Carol A DeLillo

Age: 68

Diagnosis: Ménière’s disease

My journey with vestibular disturbances began in 1979 when I was diagnosed with ( Otosclerosis) in my right ear along with tinnitus, hearing loss and dizziness. I had a successful stapedectomy performed in 1980 with hopes that the dizziness may subside post-surgery. That was 41 years ago and I am still coping with varying degrees of dizziness/imbalance. I had been evaluated by a noted neurologist, as well as otologists for symptoms of continuous, see-sawing type dizziness with no diagnosis and normal balance and ear function test. I was 27 at the time and managed to work on and off while raising twin boys. I wrangled with other health problems unrelated my inner ear disorder. In 2010 ( ten years ago) on my way to work, I stopped in a local store and felt the ground below me lift me up, experienced severe vertigo and profuse sweating and vomited.
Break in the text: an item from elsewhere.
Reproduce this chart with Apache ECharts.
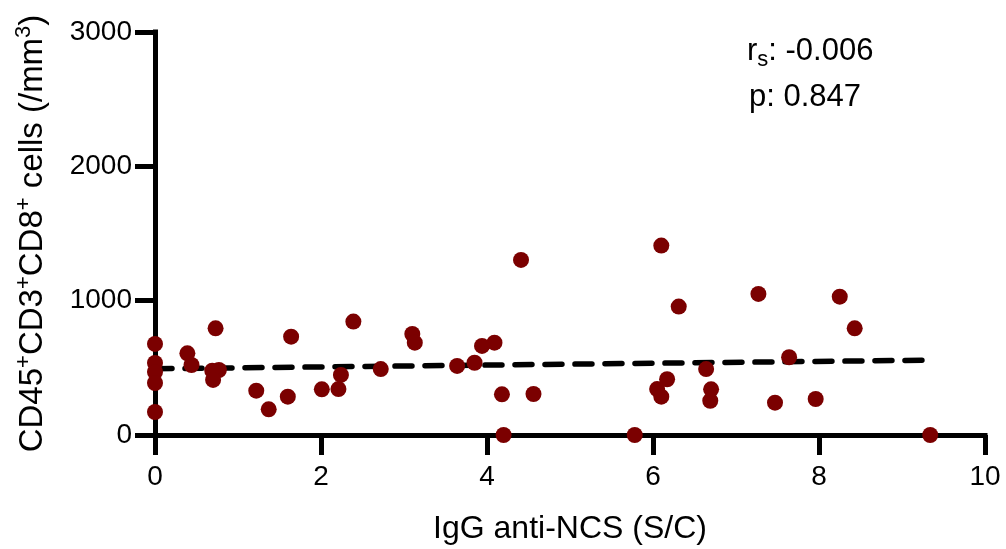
<!DOCTYPE html>
<html>
<head>
<meta charset="utf-8">
<script src="https://cdn.jsdelivr.net/npm/echarts@6/dist/echarts.min.js"></script>
<style>html,body{margin:0;padding:0;background:#fff;}#c{width:1006px;height:549px;}</style>
</head>
<body>
<div id="c"></div>
<script>
// IgG anti-NCS (S/C) values
const xValues = [0, 0, 0, 0, 0,
  0.39, 0.44, 0.73, 0.77, 0.69, 0.70, 1.22, 1.37, 1.60, 1.64, 2.01, 2.21, 2.24, 2.39, 2.72, 3.10, 3.13,
  3.64, 3.85, 3.94, 4.09, 4.41, 4.18, 4.56, 4.20, 5.78, 6.10, 6.31, 6.17, 6.05, 6.10, 6.64, 6.70, 6.69,
  7.27, 7.47, 7.64, 7.96, 8.25, 8.43, 9.34];
// CD45+CD3+CD8+ cells (/mm3)
const yValues = [678, 536, 469, 387, 171,
  608, 521, 794, 484, 479, 410, 330, 191, 285, 732, 340, 342, 447, 844, 491, 752, 687,
  514, 538, 663, 687, 1303, 303, 305, 0, 0, 1410, 956, 415, 342, 285, 491, 340, 255,
  1050, 241, 579, 268, 1030, 794, 0];
// regression line endpoints
const fitX = [0, 9.34];
const fitY = [493, 557];
const xTicks = [0, 2, 4, 6, 8, 10];
const yTicks = [0, 1000, 2000, 3000];
const statLines = ['{it|r}{sub|s}{it|: -0.006}', '{it|p: 0.847}'];

const FONT = 'Liberation Sans, Arial, Helvetica, sans-serif';
const chart = echarts.init(document.getElementById('c'), null, {renderer: 'canvas'});
const axisCommon = {
  axisLine: {show: true, onZero: false, lineStyle: {color: '#000', width: 5, cap: 'square'}},
  axisTick: {show: true, inside: false, length: 20, lineStyle: {color: '#000', width: 5}},
  splitLine: {show: false}
};
chart.setOption({
  animation: false,
  backgroundColor: '#fff',
  grid: {left: 155, right: 21, top: 32, bottom: 114, containLabel: false, outerBoundsMode: 'none'},
  xAxis: Object.assign({}, axisCommon, {
    type: 'value', min: xTicks[0], max: xTicks[xTicks.length - 1], interval: 2,
    axisLabel: {color: '#000', fontSize: 28, fontFamily: FONT, margin: 28, formatter: v => String(v)},
    name: 'IgG anti-NCS (S/C)', nameLocation: 'middle', nameGap: 78,
    nameTextStyle: {color: '#000', fontSize: 32, fontFamily: FONT}
  }),
  yAxis: Object.assign({}, axisCommon, {
    type: 'value', min: yTicks[0], max: yTicks[yTicks.length - 1], interval: 1000,
    axisLabel: {color: '#000', fontSize: 28, fontFamily: FONT, margin: 23, formatter: v => String(v)},
    name: 'CD45{sup|+}CD3{sup|+}CD8{sup|+} cells (/mm{sup|3})',
    nameLocation: 'middle', nameGap: 102, nameRotate: 90,
    nameTextStyle: {color: '#000', fontSize: 33, fontFamily: FONT, lineHeight: 40,
      rich: {sup: {fontSize: 22, fontFamily: FONT, color: '#000', verticalAlign: 'top', lineHeight: 22}}}
  }),
  series: [
    {
      type: 'line', data: fitX.map((x, i) => [x, fitY[i]]), symbol: 'none', z: 1,
      lineStyle: {color: '#000', width: 5.5, type: [17, 13], cap: 'round'}
    },
    {
      type: 'scatter', data: xValues.map((x, i) => [x, yValues[i]]), symbolSize: 16, z: 2,
      itemStyle: {color: '#7b0000', opacity: 1}
    }
  ],
  graphic: [
    {type: 'text', left: 747, top: 36, style: {text: statLines[0], fill: '#000', font: '31px ' + FONT,
      rich: {it: {fontSize: 31, fontFamily: FONT, fill: '#000'}, sub: {fontSize: 22, fontFamily: FONT, fill: '#000', verticalAlign: 'bottom', padding: [16, 0, 0, 0]}}}},
    {type: 'text', left: 749, top: 82, style: {text: statLines[1], fill: '#000', font: '31px ' + FONT,
      rich: {it: {fontSize: 31, fontFamily: FONT, fill: '#000'}}}}
  ]
});
</script>
</body>
</html>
For the past ten years, I have experienced constant dizziness and tinnitus in my right ear. A few years back I had rapid eye movement for about 2 years which I was able to correct with self VRT. A local ENT diagnosed me with Meinease Disease a few years back. Giving my continuous type of dizziness I concluded that I more than likely have Secondary Endolymaphic Hydrops associated with Otoscerlosis. Two years ago Primary Care Physician began me a diuretic which has been helpful as my periods of wellness are somewhat longer. I have never fallen but are going to be 69 years old and worry about falling. It has been a challenging journey and I never give up hopes of it burning out completely. At each stage of this journey, I attempted to have a sense of control over my vestibular disease by watching diet, performing VRT and exercise. There is no question that the quality of my life has been affected. What has changed after 40 years is my ability to give my self a break for what has been a distressing force in my life. Lastly, I could never thank the support of my family and friends enough for traveling this journey along with me. Diagnosis is not as important as outcome of the disease. Taking an active role to control symptoms has given me a great sense of control over this disease. I use to walk a mile a day and are still working towards that goal again.